Я подошел к окну, сорвал закрывающую его материю и распахнул раму.
- Велите принести воды вымыть руки, - сказал я портному. Тот поспешно вышел из комнаты.
- Их делать операций, - повторил немец, пораженный моей бесцеремонностью.
- Нихт операция, - рявкнул я, пресекая его попытку взять Дуню за руку. - Вали отсюда, придурок!
- Вас ист "придурок"? - растеряно спросил он. Как "придурок" по-немецки, я не знал и смог перевести только как "огромный дурак".
- Зи ист гроссе дункель.
Винер дернулся, но, наткнувшись на мой взгляд, не решился что-нибудь предпринять и встал у стены с оскорбленным видом.
"Аля, - отчетливо произнося слова, сказал я про себя, - попробуй понять, о чем думает девушка."

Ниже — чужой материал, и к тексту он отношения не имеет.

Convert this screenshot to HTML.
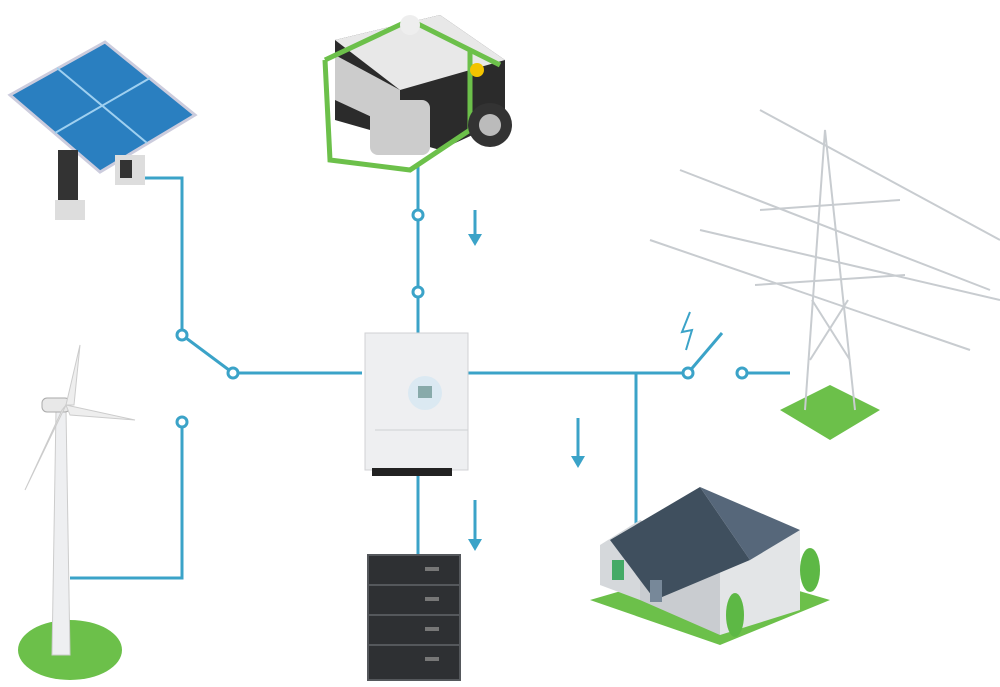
<!DOCTYPE html>
<html><head><meta charset="utf-8"><style>html,body{margin:0;padding:0;background:#fff}svg{display:block}</style></head>
<body>
<svg width="1000" height="687" viewBox="0 0 1000 687" xmlns="http://www.w3.org/2000/svg">
<defs>
<marker id="ah" markerUnits="userSpaceOnUse" markerWidth="14" markerHeight="14" refX="4" refY="7" orient="auto"><path d="M0,0 L12,7 L0,14 z" fill="#3ba3c8"/></marker>
</defs>
<g stroke="#3ba3c8" stroke-width="3" fill="none">
<polyline points="140,178 182,178 182,335"/>
<line x1="182" y1="335" x2="233" y2="373"/>
<line x1="233" y1="373" x2="362" y2="373"/>
<polyline points="70,578 182,578 182,422"/>
<line x1="418" y1="165" x2="418" y2="333"/>
<line x1="468" y1="373" x2="688" y2="373"/>
<line x1="688" y1="373" x2="722" y2="333"/>
<line x1="742" y1="373" x2="790" y2="373"/>
<line x1="636" y1="373" x2="636" y2="525"/>
<line x1="418" y1="470" x2="418" y2="555"/>
<line x1="475" y1="210" x2="475" y2="238" marker-end="url(#ah)"/>
<line x1="578" y1="418" x2="578" y2="460" marker-end="url(#ah)"/>
<line x1="475" y1="500" x2="475" y2="543" marker-end="url(#ah)"/>
<path d="M690,312 L682,332 L692,330 L686,350" stroke-width="2"/>
</g>
<g fill="#fff" stroke="#3ba3c8" stroke-width="3">
<circle cx="182" cy="335" r="5"/><circle cx="233" cy="373" r="5"/><circle cx="182" cy="422" r="5"/>
<circle cx="418" cy="215" r="5"/><circle cx="418" cy="292" r="5"/>
<circle cx="688" cy="373" r="5"/><circle cx="742" cy="373" r="5"/>
</g>
<!-- solar -->
<g>
<polygon points="10,95 105,42 195,115 100,172" fill="#2a7fc0" stroke="#ccd" stroke-width="3"/>
<line x1="57" y1="68" x2="147" y2="143" stroke="#9fd0f0" stroke-width="2"/>
<line x1="55" y1="133" x2="150" y2="78" stroke="#9fd0f0" stroke-width="2"/>
<rect x="58" y="150" width="20" height="60" fill="#333"/>
<rect x="55" y="200" width="30" height="20" fill="#ddd"/>
<rect x="115" y="155" width="30" height="30" fill="#ddd"/>
<rect x="120" y="160" width="12" height="18" fill="#333"/>
</g>
<!-- generator -->
<g>
<polygon points="335,40 440,15 505,60 505,120 440,150 335,120" fill="#2b2b2b"/>
<polygon points="335,40 440,15 505,60 400,90" fill="#e8e8e8"/>
<polygon points="335,55 400,90 400,130 335,100" fill="#ccc"/>
<rect x="370" y="100" width="60" height="55" rx="8" fill="#ccc"/>
<polyline points="325,60 330,160 410,170 470,130 470,50" fill="none" stroke="#6cc04a" stroke-width="5"/>
<polyline points="325,60 410,20 500,65" fill="none" stroke="#6cc04a" stroke-width="5"/>
<circle cx="490" cy="125" r="22" fill="#333"/><circle cx="490" cy="125" r="11" fill="#bbb"/>
<circle cx="477" cy="70" r="7" fill="#f3c400"/>
<circle cx="410" cy="25" r="10" fill="#eee"/>
</g>
<!-- inverter -->
<rect x="365" y="333" width="103" height="137" fill="#eeeff1" stroke="#d0d2d4"/>
<line x1="375" y1="430" x2="468" y2="430" stroke="#cfd1d3"/>
<circle cx="425" cy="393" r="17" fill="#dbe9f2"/><rect x="418" y="386" width="14" height="12" fill="#8aa"/>
<rect x="372" y="468" width="80" height="8" fill="#222"/>
<!-- battery -->
<g fill="#2e3033" stroke="#55585c" stroke-width="2">
<rect x="368" y="555" width="92" height="30"/><rect x="368" y="585" width="92" height="30"/>
<rect x="368" y="615" width="92" height="30"/><rect x="368" y="645" width="92" height="35"/>
</g>
<g fill="#777"><rect x="425" y="567" width="14" height="4"/><rect x="425" y="597" width="14" height="4"/><rect x="425" y="627" width="14" height="4"/><rect x="425" y="657" width="14" height="4"/></g>
<!-- wind -->
<g>
<ellipse cx="70" cy="650" rx="52" ry="30" fill="#6cc04a"/>
<polygon points="56,410 66,410 70,655 52,655" fill="#eeeff1" stroke="#ccc"/>
<rect x="42" y="398" width="28" height="14" rx="5" fill="#e8e8e8" stroke="#aaa"/>
<polygon points="66,405 80,345 74,405" fill="#eee" stroke="#ccc"/>
<polygon points="66,405 135,420 70,415" fill="#eee" stroke="#ccc"/>
<polygon points="66,405 25,490 62,410" fill="#eee" stroke="#ccc"/>
</g>
<!-- house -->
<g>
<polygon points="590,600 720,645 830,600 710,565" fill="#6cc04a"/>
<polygon points="600,545 640,520 640,600 600,585" fill="#d5d8db"/>
<polygon points="640,520 720,560 720,635 640,600" fill="#c9ccd0"/>
<polygon points="720,560 800,530 800,610 720,635" fill="#e3e5e7"/>
<polygon points="610,540 700,487 750,560 655,600" fill="#3f4f5e"/>
<polygon points="700,487 800,530 750,560" fill="#56677a"/>
<rect x="612" y="560" width="12" height="20" fill="#4a6"/><rect x="650" y="580" width="12" height="22" fill="#789"/>
<ellipse cx="810" cy="570" rx="10" ry="22" fill="#5db845"/>
<ellipse cx="735" cy="615" rx="9" ry="22" fill="#5db845"/>
</g>
<!-- tower -->
<g>
<polygon points="780,410 830,385 880,410 830,440" fill="#6cc04a"/>
<g stroke="#c8ccd0" stroke-width="2" fill="none">
<polyline points="805,410 825,130 855,410"/>
<line x1="760" y1="210" x2="900" y2="200"/><line x1="755" y1="285" x2="905" y2="275"/>
<line x1="812" y1="300" x2="850" y2="360"/><line x1="848" y1="300" x2="810" y2="360"/>
<line x1="680" y1="170" x2="990" y2="290"/><line x1="650" y1="240" x2="970" y2="350"/>
<line x1="760" y1="110" x2="1000" y2="240"/><line x1="700" y1="230" x2="1000" y2="300"/>
</g>
</g>
</svg>
</body></html>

Алевтина посмотрела на меня и кивнула.
В комнату вернулся Котомкин, а за ним парень с керамической корчагой и полотенцем. Я вымыл руки и велел всем выйти из комнаты. Остались только мы с Алей и доктор.
- Закрой дверь, - попросил я Алевтину. Она плотно прикрыла дверь.

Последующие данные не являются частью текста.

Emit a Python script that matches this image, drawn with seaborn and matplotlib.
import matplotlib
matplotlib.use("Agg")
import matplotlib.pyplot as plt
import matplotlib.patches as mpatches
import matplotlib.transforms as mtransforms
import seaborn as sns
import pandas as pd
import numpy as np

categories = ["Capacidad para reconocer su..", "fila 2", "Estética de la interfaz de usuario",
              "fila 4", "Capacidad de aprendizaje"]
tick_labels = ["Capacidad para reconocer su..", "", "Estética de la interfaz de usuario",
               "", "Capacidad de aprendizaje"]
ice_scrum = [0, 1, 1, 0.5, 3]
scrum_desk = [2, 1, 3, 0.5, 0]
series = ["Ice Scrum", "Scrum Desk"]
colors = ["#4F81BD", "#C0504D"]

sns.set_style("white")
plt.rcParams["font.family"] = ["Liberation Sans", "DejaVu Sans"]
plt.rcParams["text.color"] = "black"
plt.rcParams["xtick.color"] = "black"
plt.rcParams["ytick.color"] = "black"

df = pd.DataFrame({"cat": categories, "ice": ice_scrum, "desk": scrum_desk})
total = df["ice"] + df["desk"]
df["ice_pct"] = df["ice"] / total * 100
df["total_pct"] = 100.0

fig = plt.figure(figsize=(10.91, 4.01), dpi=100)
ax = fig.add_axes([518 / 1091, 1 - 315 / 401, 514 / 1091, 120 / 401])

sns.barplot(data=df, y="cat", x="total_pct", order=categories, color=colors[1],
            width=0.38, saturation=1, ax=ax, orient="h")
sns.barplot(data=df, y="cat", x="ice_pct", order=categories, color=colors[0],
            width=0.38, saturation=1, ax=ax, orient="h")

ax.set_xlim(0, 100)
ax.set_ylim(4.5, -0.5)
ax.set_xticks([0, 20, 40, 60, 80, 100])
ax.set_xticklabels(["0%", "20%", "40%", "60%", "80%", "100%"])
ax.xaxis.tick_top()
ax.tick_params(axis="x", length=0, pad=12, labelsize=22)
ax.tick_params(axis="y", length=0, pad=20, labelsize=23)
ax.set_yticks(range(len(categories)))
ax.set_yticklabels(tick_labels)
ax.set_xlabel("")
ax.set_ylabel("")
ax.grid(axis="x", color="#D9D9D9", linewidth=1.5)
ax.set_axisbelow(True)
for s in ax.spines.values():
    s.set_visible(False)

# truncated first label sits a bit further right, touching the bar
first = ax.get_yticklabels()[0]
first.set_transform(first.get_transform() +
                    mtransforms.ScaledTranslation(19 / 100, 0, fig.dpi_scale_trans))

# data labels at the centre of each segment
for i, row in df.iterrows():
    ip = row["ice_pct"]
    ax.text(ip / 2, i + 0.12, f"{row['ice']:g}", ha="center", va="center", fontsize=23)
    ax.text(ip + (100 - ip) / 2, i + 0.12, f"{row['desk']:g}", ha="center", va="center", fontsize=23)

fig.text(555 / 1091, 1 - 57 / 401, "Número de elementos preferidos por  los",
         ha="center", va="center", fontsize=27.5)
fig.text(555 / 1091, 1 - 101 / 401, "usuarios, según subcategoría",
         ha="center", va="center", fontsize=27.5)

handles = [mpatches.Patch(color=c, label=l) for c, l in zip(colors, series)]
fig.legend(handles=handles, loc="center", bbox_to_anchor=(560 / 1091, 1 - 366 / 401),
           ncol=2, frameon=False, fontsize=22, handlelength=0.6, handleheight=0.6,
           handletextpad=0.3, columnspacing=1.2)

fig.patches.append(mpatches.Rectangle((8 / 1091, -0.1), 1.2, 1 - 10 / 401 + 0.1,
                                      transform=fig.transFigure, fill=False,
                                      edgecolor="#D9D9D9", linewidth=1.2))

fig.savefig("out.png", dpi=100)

- Теперь помоги мне снять с нее рубашку.
Аля посмотрела на меня круглыми от удивления глазами, но не тронулась с места.
- Ты что? - спросил я.
- Срамно это, Алексей Григорьевич, - чопорным голосом сказала она, поджимая губки.

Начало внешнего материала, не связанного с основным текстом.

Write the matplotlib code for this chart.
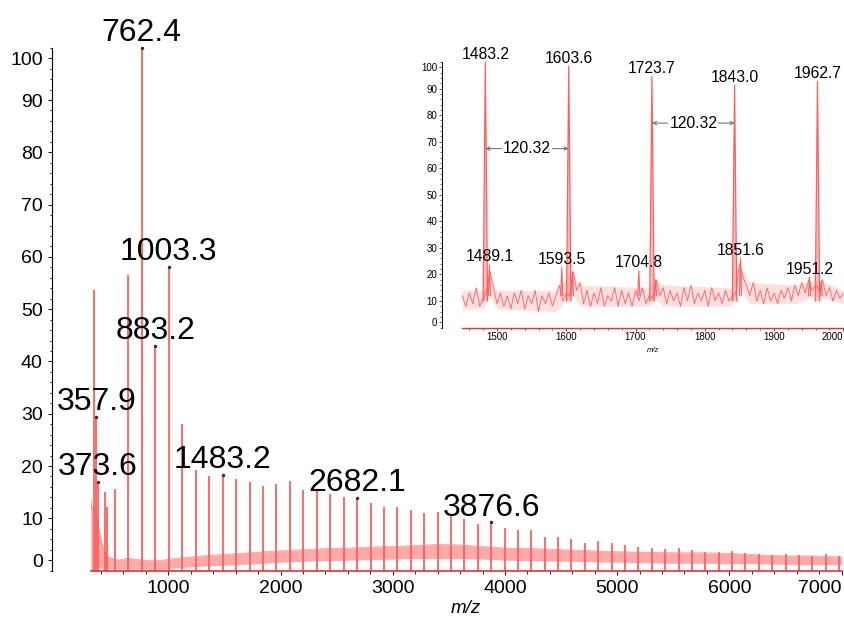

- Ревновать не нужно. Я, когда тебя лечил, осматривал?
Она кивнула и сказала, глядя в сторону:
- Так то меня.
То о чем я подумал, было предназначено только для нее, и это можно не предавать гласности. Аля улыбнулась и проворно сняла с девушки рубаху. Дуня почти никак не реагировала, безжизненно улыбалась.
- Эй, ты, - обратился я к немцу, - ду бист фонендоскоп?
Винер смотрел на меня непонимающими глазами. Фонендоскоп, видимо, еще не изобрели.
- Трубка у тебя есть, слушать?
Я жестом показал, что мне нужно. Немец, кажется, понял.
- Найн, - коротко ответил он.
Пришлось слушать Дуню ухом. Чтобы зазря не нервировать Алю, я прослушал ее сердце и легкие со спины. В сердце были небольшие шумы, нормальные в таком ослабленном состоянии. Легкие были чистые. Живот нормальный.
Единственно, что мне не понравилось - это нитевидный пульс. Похоже было, что или девица заморила себя голодом, или ее угробил присутствующий здесь лекарь неумеренными кровопусканиями.
Аля, успокоенная моими целомудренными действиями, помогла одеть и уложить Дуню в постель. Что делать с ней, я не знал. Никаких явных признаков болезни я у нее не нашел.
- Ты узнала что-нибудь? - спросил я Алю.
- Она влюблена, - зашептала Аля мне в ухо, - и боится, что батюшка узнает и прибьет парня... Зовут его Семен.
- Эй, ты чего это удумал! - закричал я на немца, перебив Алю, - а ну отойди от нее!
Пока мы шептались, лекарь подобрался к больной со своим скальпелем, собираясь вскрыть ей вену на руке для кровопускания.
- Я ист исполнить свой долг! - угрюмо проворчал немец, отступая от Дуни.
Его глупое лицо светилось святой верой в свою правоту. Я не стал вступать с ним в научный диспут, просто взял за плечо и выпихнул из комнаты. В дверь тотчас просунулась голова хозяина.
- Ну, что ваше благородие?
- Пока не знаю, - честно ответил я, - но немца на порог больше не пускайте, если не хотите, чтобы дочь померла. Да, а кто такой Семен?
При упоминании этого имени Дуня зашевелилась.
- Какой Семен? - удивился моему вопросу Фрол Исаевич.
- Не знаю, какой-нибудь Семен у вас в доме есть? Молодой и красивый.
- Есть, подмастерье. Что касаемо красоты, то я не девка, на него любоваться. Только откуда ты его знаешь?
- От верблюда. Немедленно пришлите его сюда.
- Да зачем он... - начал было говорить Котомкин и замолчал, мрачно взглянув в сторону дочери.
Удобно иметь дело с умным человеком.
- Красивый, говоришь, - пробурчал он, и лицо его начало багроветь. Так вот оно в чем дело? Да я его, стервеца!...
Я не дал договорить и вытолкал из комнаты в сени.
- Вы его... а дочка между тем помрет.